The Victoria & Albert Museum presents Figures and Fictions: South African Photography Exhibition. Open 12 April – 17 July 2011.

Figures & Fictions: Contemporary South African Photography highlights the work of 17 South African photographers, all of whom live and work in the country and whose images were made between 2000 and 2010. Each photographer is represented by one or more projects that are linked by the depiction of people and a self-conscious engagement with South Africa’s political and photographic past.


‘Babalwa’, (from the series Real Beauty), Jodi Bieber, 2008. Courtesy of the artist and Goodman Gallery

Photographs showing figures raise pertinent issues of identity: how the gaze of the camera, photographer and viewer is returned by the subject, and the balance of power which that interaction implies. The ‘figure’ also implies not only the human figure but also the metaphorically figurative. Photographs can be like a ‘figure’ of speech, composed of familiar words but containing an ambiguity between literal and figurative interpretation.

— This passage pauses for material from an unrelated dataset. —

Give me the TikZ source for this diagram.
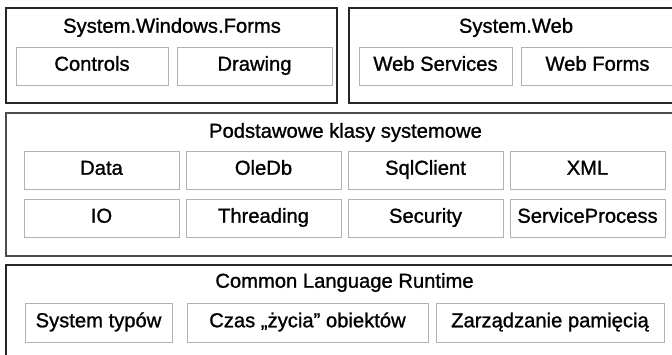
\documentclass[tikz,border=0pt]{standalone}
\usepackage{fontspec}
\setmainfont{Liberation Sans}
\newfontfamily\boxfont[FakeBold=1.1]{Liberation Sans}
\begin{document}
\begin{tikzpicture}[x=1pt,y=-1pt,
  layer/.style={draw=black!85,line width=1.5pt},
  part/.style={draw=gray!60,line width=0.9pt,inner sep=0pt,
    minimum height=38pt,text height=14pt,text depth=4.5pt,
    font=\boxfont\fontsize{20.2}{23}\selectfont},
  ttl/.style={text height=14pt,text depth=4.5pt,
    font=\boxfont\fontsize{20.2}{23}\selectfont}]
\useasboundingbox (0,0) rectangle (672,355);
\clip (0,0) rectangle (672,355);
% System.Windows.Forms
\draw[layer] (6,8) rectangle (337,103);
\node[ttl] (forms) at (172,28) {System.Windows.Forms};
\node[part,minimum width=152pt] (controls) at (92,66) {Controls};
\node[part,minimum width=155pt] (drawing) at (254.5,66) {Drawing};
% System.Web
\draw[layer] (349,8) rectangle (684,103);
\node[ttl] (web) at (516,28) {System.Web};
\node[part,minimum width=153pt] (websrv) at (435.5,66) {Web Services};
\node[part,minimum width=153pt] (webforms) at (597.5,66) {Web Forms};
% base classes
\draw[layer,draw=black!70] (6,113) rectangle (684,256);
\node[ttl] (base) at (345.5,133) {Podstawowe klasy systemowe};
\foreach \nm/\txt [count=\i from 0] in {data/Data,oledb/OleDb,sqlclient/SqlClient,xml/XML}
  \node[part,minimum width=155pt] (\nm) at (101.5+162*\i,170) {\txt};
\foreach \nm/\txt [count=\i from 0] in {io/IO,threading/Threading,security/Security,svcproc/ServiceProcess}
  \node[part,minimum width=155pt] (\nm) at (101.5+162*\i,218) {\txt};
% CLR
\draw[layer] (6,265) rectangle (684,372);
\node[ttl] (clr) at (344.5,283) {Common Language Runtime};
\node[part,minimum width=147pt,minimum height=39pt] (types) at (98.5,322.5) {System typów};
\node[part,minimum width=241pt,minimum height=39pt] (lifetime) at (307.5,322.5) {Czas „życia” obiektów};
\node[part,minimum width=228pt,minimum height=39pt] (memory) at (550,322.5) {Zarządzanie pamięcią};
\end{tikzpicture}
\end{document}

As the Fictions part of this exhibition’s title suggests, it points not just to the geographical and social specificity of these photographs but also to the enigmatic relationship with the ‘real’ world that they seem to depict. A photograph is always a translation, distillation or filter of reality seen from the physical and conceptual standpoint of the person creating the image – as well as that of the viewer.

‘Babalwa’, (from the series Real Beauty), Jodi Bieber, 2008. Courtesy of the artist and Goodman Gallery (click image for larger version)
Many of the works shown in the exhibition are extracts from extended essayistic sequences, but can nevertheless be understood as fragments containing the essence of the whole. Many of the photographers’ series address, among other concerns: the threshold between documentary photography and fine art practice; the balance of the specific and the universal and the dialogue between the local and the global.

The excitement and urgency surrounding photography in South Africa today is partly explained by its local context: embedded in colonial history, ethnography, anthropology, journalism and political activism, the best photography emerging from the country has absorbed and grapples with its weighty history, questioning, manipulating and revivifying its visual codes and blending them with contemporary concerns. Post-Apartheid, complex and fundamental issues – race, society, gender, identity – remain very much on the surface. This is reflected by image makers who harness the resulting scenes as a form of creative tension within their personal vision. Here, distinctive photographic voices have emerged: local in character and subject matter, but of wider international interest because of their combined intensity.

The Figures & Fictions exhibition and related publication is a project conceived by Tamar Garb, Professor of Art History at University College London in collaboration with V&A Senior Curator of Photographs, Martin Barnes.